Tested by the bankrupt act, the spirit and purpose of which is to prevent one creditor of an insolvent getting the advantage of another, this is clearly an unjust transaction, and, although no case has been found exactly in point, I am satisfied that it constitutes an unlawful preference, and is therefore invalid.

But it is claimed, on behalf of Irvine, that there was an absolute agreement to take Parker for the debt, and discharge the firm at the time the property and business were turned over to Parker, and that the note subsequently given by him to Irvine was merely given in satisfaction of the obligation thus incurred by Parker to Irvine; and that at the date of this agreement Irvine had no reason to believe the firm was insolvent. For the sake of the argument it may be admitted that Irvine had no knowledge of the insolvency at this time. But the evidence does not satisfy my mind that there ever was any absolute agreement on the part of Parker to pay this debt until be gave his note for the same. Prior to that time there was, doubtless, an understanding that Parker was to pay the claim, but it was as well understood and expected that he was to make such payment as and for the firm, and from its assets only.

And this is evident from what Irvine said to Parker, as an excuse for demanding payment of his claim, either in money or the individual note and mortgage of the latter, “that the company was not able to pay its debts.” If, as is claimed, Irvine already had Parker's individual obligation to pay the debt, why give as a reason for exacting the note and mortgage of Parker that the company was 402 not able to pay its debts? Because, up to that time he had looked to the firm as his debtor, and expected Parker to pay him as the agent of the firm and out of its assets, and not otherwise.

This proof of debt, as against the separate estate of Parker, must be rejected, and the creditor allowed to prove his original claim against the joint estate as though this note had not been given, unless he has forfeited his right to prove for more than a moiety thereof by reason of taking this preference.

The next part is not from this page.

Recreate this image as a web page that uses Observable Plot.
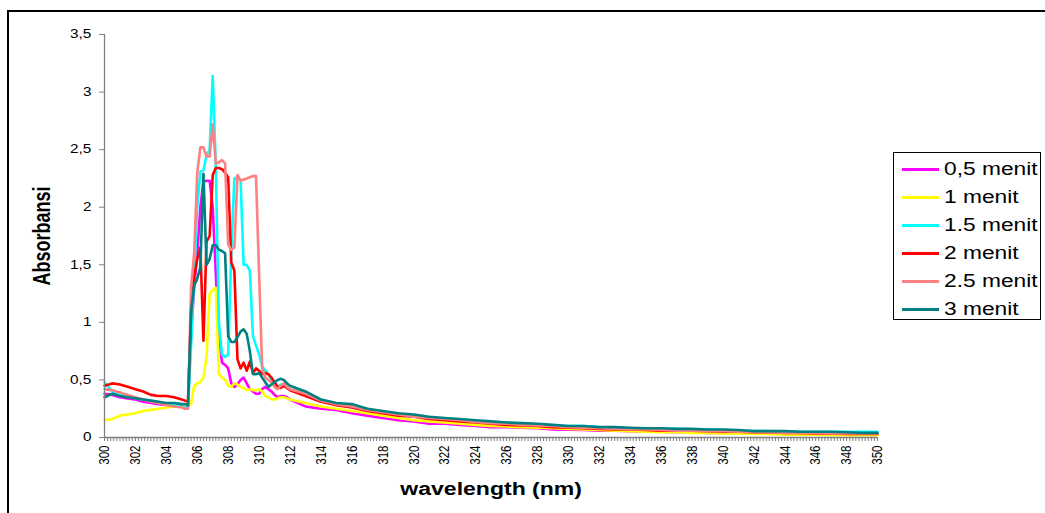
<!DOCTYPE html>
<html><head><meta charset="utf-8">
<script src="https://cdn.jsdelivr.net/npm/d3@7"></script>
<script src="https://cdn.jsdelivr.net/npm/@observablehq/plot@0.6"></script>
<style>
html,body{margin:0;padding:0;background:#fff;}
#wrap{position:relative;width:1045px;height:513px;overflow:hidden;font-family:"Liberation Sans",Arial,sans-serif;}
#chart{position:absolute;left:0;top:0;}
#frame{position:absolute;left:7px;top:10px;width:1100px;height:600px;border-left:2px solid #000;border-top:2px solid #000;}
#legend{position:absolute;left:893px;top:152px;width:148px;height:168px;border:1px solid #000;box-sizing:border-box;background:#fff;}
.sw{position:absolute;left:8px;width:37px;height:3px;}
.lt{position:absolute;left:50px;height:20px;line-height:20px;font-size:17.5px;white-space:nowrap;transform:scaleX(1.3);transform-origin:left center;color:#000;}
</style>
</head><body>
<div id="wrap"><div id="chart"></div><div id="frame"></div><div id="legend"></div></div>
<script>
// wavelength (nm)
const wavelength = [300,300.5,301,301.5,302,302.5,303,303.5,304,304.5,305,
 305.2,305.4,305.6,305.8,306,306.2,306.4,306.6,306.8,307,307.2,307.4,307.6,307.8,308,308.2,308.4,308.6,308.8,309,309.2,309.4,309.6,309.8,310,310.2,310.4,310.6,310.8,311,311.2,311.4,311.6,311.8,312,
 313,314,315,316,317,318,319,320,321,322,323,324,325,326,327,328,329,330,331,332,333,334,335,336,337,338,339,340,341,342,343,344,345,346,347,348,349,350];

const seriesNames = ["0,5 menit","1 menit","1.5 menit","2 menit","2.5 menit","3 menit"];
const seriesColors = ["#FF00FF","#FFFF00","#00FFFF","#FF0000","#FF8080","#008080"];

const m05 = [0.38,0.37,0.35,0.34,0.33,0.31,0.30,0.29,0.28,0.27,0.27,
 0.27,0.27,0.9,1.3,1.6,2.0,2.22,2.23,2.23,2.0,1.42,0.9,0.65,0.63,0.6,0.47,0.44,0.46,0.5,0.52,0.47,0.42,0.40,0.38,0.38,0.42,0.44,0.42,0.40,0.37,0.35,0.36,0.36,0.35,0.33,
 0.27,0.25,0.24,0.21,0.19,0.17,0.15,0.14,0.12,0.12,0.11,0.10,0.09,0.09,0.085,0.08,0.07,0.067,0.065,0.06,0.058,0.055,0.05,0.05,0.045,0.045,0.04,0.04,0.04,0.035,0.035,0.035,0.03,0.03,0.03,0.03,0.03,0.03];
const m1 = [0.15,0.16,0.19,0.20,0.21,0.23,0.24,0.25,0.26,0.27,0.28,
 0.28,0.28,0.29,0.45,0.47,0.48,0.52,0.7,1.25,1.28,1.3,0.55,0.52,0.5,0.45,0.44,0.47,0.46,0.44,0.43,0.41,0.42,0.41,0.41,0.42,0.40,0.36,0.35,0.33,0.33,0.34,0.35,0.35,0.34,0.33,
 0.30,0.27,0.25,0.23,0.21,0.19,0.17,0.15,0.14,0.13,0.12,0.11,0.10,0.095,0.09,0.085,0.08,0.075,0.07,0.065,0.06,0.055,0.05,0.045,0.045,0.04,0.04,0.035,0.035,0.03,0.03,0.025,0.025,0.025,0.02,0.02,0.02,0.02];
const m15 = [0.48,0.40,0.37,0.36,0.34,0.33,0.32,0.30,0.29,0.28,0.27,
 0.26,0.26,0.8,1.4,2.0,2.31,2.32,2.45,2.5,3.14,2.35,1.0,0.72,0.7,0.72,1.6,2.25,2.26,2.24,1.5,1.5,1.45,0.88,0.8,0.72,0.62,0.58,0.55,0.5,0.46,0.44,0.46,0.45,0.43,0.42,
 0.38,0.32,0.29,0.27,0.25,0.22,0.20,0.19,0.17,0.16,0.15,0.14,0.135,0.13,0.12,0.11,0.10,0.10,0.10,0.09,0.085,0.08,0.08,0.075,0.075,0.07,0.07,0.065,0.06,0.055,0.055,0.05,0.05,0.05,0.05,0.05,0.05,0.05];
const m2 = [0.45,0.47,0.46,0.44,0.42,0.40,0.37,0.36,0.36,0.35,0.33,
 0.32,0.31,1.1,1.4,1.55,1.65,0.84,1.7,1.75,2.28,2.34,2.34,2.33,2.3,2.26,1.52,1.45,0.68,0.6,0.65,0.58,0.66,0.56,0.6,0.58,0.55,0.56,0.55,0.52,0.48,0.44,0.43,0.45,0.43,0.41,
 0.36,0.31,0.28,0.26,0.23,0.21,0.19,0.18,0.16,0.15,0.14,0.13,0.12,0.11,0.105,0.10,0.09,0.085,0.08,0.075,0.07,0.07,0.065,0.06,0.06,0.06,0.055,0.05,0.05,0.045,0.045,0.04,0.04,0.035,0.035,0.03,0.03,0.03];
const m25 = [0.42,0.41,0.39,0.37,0.35,0.33,0.31,0.30,0.28,0.27,0.26,
 0.25,0.25,1.3,1.6,2.3,2.52,2.52,2.44,2.44,2.72,2.38,2.39,2.41,2.38,1.68,1.63,1.65,2.28,2.23,2.24,2.25,2.26,2.27,2.27,1.42,0.6,0.52,0.5,0.48,0.44,0.42,0.45,0.47,0.44,0.42,
 0.38,0.32,0.29,0.27,0.24,0.22,0.20,0.18,0.17,0.16,0.15,0.135,0.125,0.12,0.11,0.105,0.10,0.09,0.085,0.08,0.075,0.07,0.07,0.065,0.06,0.06,0.055,0.055,0.05,0.045,0.045,0.04,0.04,0.04,0.035,0.035,0.035,0.035];
const m3 = [0.35,0.38,0.36,0.35,0.34,0.33,0.32,0.31,0.30,0.30,0.29,
 0.29,0.28,1.1,1.32,1.38,1.48,2.29,1.5,1.55,1.67,1.67,1.63,1.62,1.6,0.88,0.83,0.83,0.87,0.92,0.94,0.9,0.75,0.55,0.55,0.56,0.52,0.48,0.44,0.46,0.48,0.5,0.51,0.5,0.47,0.45,
 0.40,0.33,0.30,0.29,0.25,0.23,0.21,0.20,0.18,0.17,0.16,0.15,0.14,0.13,0.125,0.12,0.11,0.10,0.10,0.09,0.09,0.085,0.08,0.08,0.075,0.075,0.07,0.07,0.065,0.055,0.055,0.055,0.05,0.05,0.05,0.045,0.04,0.04];

const yTicks = [0,0.5,1,1.5,2,2.5,3,3.5];
const xLabelTicks = [300,302,304,306,308,310,312,314,316,318,320,322,324,326,328,330,332,334,336,338,340,342,344,346,348,350];
const yTitle = "Absorbansi";
const xTitle = "wavelength (nm)";

const allSeries = [m05, m1, m15, m2, m25, m3];
const minorTicks = d3.range(0, 251).map(i => 300 + i * 0.2);

const lineMarks = allSeries.map((vals, k) =>
  Plot.line(wavelength.map((w, i) => ({w, a: vals[i]})), {x: "w", y: "a", stroke: seriesColors[k], strokeWidth: 2.6, strokeLinejoin: "round"})
);

const chart = Plot.plot({
  width: 1045, height: 513,
  marginLeft: 104, marginRight: 168, marginTop: 34, marginBottom: 76,
  style: {fontFamily: "Liberation Sans, Arial, sans-serif", color: "#000", background: "transparent", overflow: "visible"},
  x: {domain: [300, 350], axis: null},
  y: {domain: [0, 3.5], axis: null},
  marks: [
    ...lineMarks,
    Plot.ruleX([300], {stroke: "#808080", strokeWidth: 1.3}),
    Plot.ruleY([0], {stroke: "#808080", strokeWidth: 1.3}),
    Plot.axisY({ticks: yTicks, tickSize: 5, tickPadding: 8, fontSize: 12, stroke: "#808080", label: null,
      tickFormat: d => String(d).replace(".", ",")}),
    Plot.axisX({ticks: minorTicks, tickSize: 4, stroke: "#808080", label: null, tickFormat: () => ""}),
    Plot.axisX({ticks: xLabelTicks, tickSize: 0, tickPadding: 8, tickRotate: -90, fontSize: 12, label: null,
      tickFormat: d => String(d)}),
    Plot.text([yTitle], {frameAnchor: "left", text: d => d, rotate: -90, dx: -62, fontSize: 18, fontWeight: "bold", textAnchor: "middle", lineAnchor: "middle"}),
    Plot.text([xTitle], {frameAnchor: "bottom", text: d => d, dy: 52, fontSize: 18, fontWeight: "bold", textAnchor: "middle", lineAnchor: "middle"})
  ]
});
document.getElementById("chart").appendChild(chart);

// enforce tick label sizes
chart.querySelectorAll("text").forEach(t => {
  const tr = t.getAttribute("transform") || "";
  const s = t.textContent.trim();
  if (/rotate/.test(tr) && /^\d{3}$/.test(s)) t.style.fontSize = "11.5px";
  else if (/^\d(,5)?$/.test(s)) t.style.fontSize = "12px";
});

// the reference picture is stretched horizontally; mimic on text
function stretchTexts(svg, sx) {
  const ns = "http://www.w3.org/2000/svg";
  svg.querySelectorAll("text").forEach(t => {
    const tr = t.getAttribute("transform") || "";
    const rotated = /rotate/.test(tr);
    const anchor = getComputedStyle(t).textAnchor;
    const g = document.createElementNS(ns, "g");
    t.parentNode.insertBefore(g, t);
    g.appendChild(t);
    const b = g.getBBox();
    let cx = b.x + b.width / 2;
    if (!rotated && anchor === "end") cx = b.x + b.width;
    if (!rotated && anchor === "start") cx = b.x;
    g.setAttribute("transform", `translate(${cx},0) scale(${sx},1) translate(${-cx},0)`);
  });
}
stretchTexts(chart, 1.28);

// legend
const legend = document.getElementById("legend");
seriesNames.forEach((name, i) => {
  const cy = 16 + i * 28.05;
  const sw = document.createElement("div");
  sw.className = "sw"; sw.style.top = (cy - 1.5) + "px"; sw.style.background = seriesColors[i];
  const lt = document.createElement("div");
  lt.className = "lt"; lt.style.top = (cy - 10) + "px"; lt.textContent = name;
  legend.appendChild(sw); legend.appendChild(lt);
});
</script>
</body></html>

Section 39 of the bankrupt act, as amended by section 12 of the act of June 22, 1874, (18 St. 180,) provides that a person receiving a payment or conveyance from an insolvent, contrary thereto, shall be liable for the same to the assignee; and such person, if a creditor, shall not, in cases of actual fraud on his part, be allowed to prove for more than a moiety of his debt, and this limitation on the proof of debts shall apply to cases of voluntary as well as involuntary bankruptcy.

The fraud here intended means something more, I suppose, than the passive receipt of payment from an insolvent debtor, with reason to believe him insolvent.

In my judgment, a creditor is not guilty of “actual fraud,” within the meaning of this section, unless he does something to induce or coerce his insolvent debtor to make him a payment under circumstances constituting it an unlawful preference.

A creditor who obtains payment by this means, with reasonable cause to believe his debtor insolvent, is guilty of actual fraud, and can only prove for a moiety of his debt.

Irvine's case falls clearly within this category. Virtually, he constrained Parker to give him his individual note in payment of a firm debt, and for the reason given by himself at the time, that the firm was insolvent—unable to pay its debts.

Viewed in this light, the transaction constituted an unlawful preference, and a fraud upon the act, which Irvine, with full knowledge of the facts, actively participated in.

But, even assuming that the note of March 26th was given, not in payment of the firm debt, but in satisfaction of a prior absolute agreement by Parker to pay such debt, yet the taking of the mortgage to secure it was an unlawful preference, and a fraud upon the act as against the individual creditors of Parker; and therefore if this claim were otherwise a valid one against his separate estate, it could only be proved for a moiety thereof. The demanding and taking the mortgage, under the circumstances, constituted the “actual fraud” on 403 the creditor's part, and the subsequent waiver of the security, by proving the debt as an unsecured one when it was manifest that the mortgage could not be enforced, does not condone or excuse it. The statute is peremptory, and declares that such a creditor “shall not be allowed to prove for more than a moiety of his debt.”

The taking of such security was also an unlawful preference as against the creditors of the firm, because, in effect, it was an appropriation of so much of the separate estate of Parker to the payment of Irvine's debt, to the prejudice and wrong of the other creditors of the firm, to whom any surplus of such estate, after payment of his individual debts, justly belonged.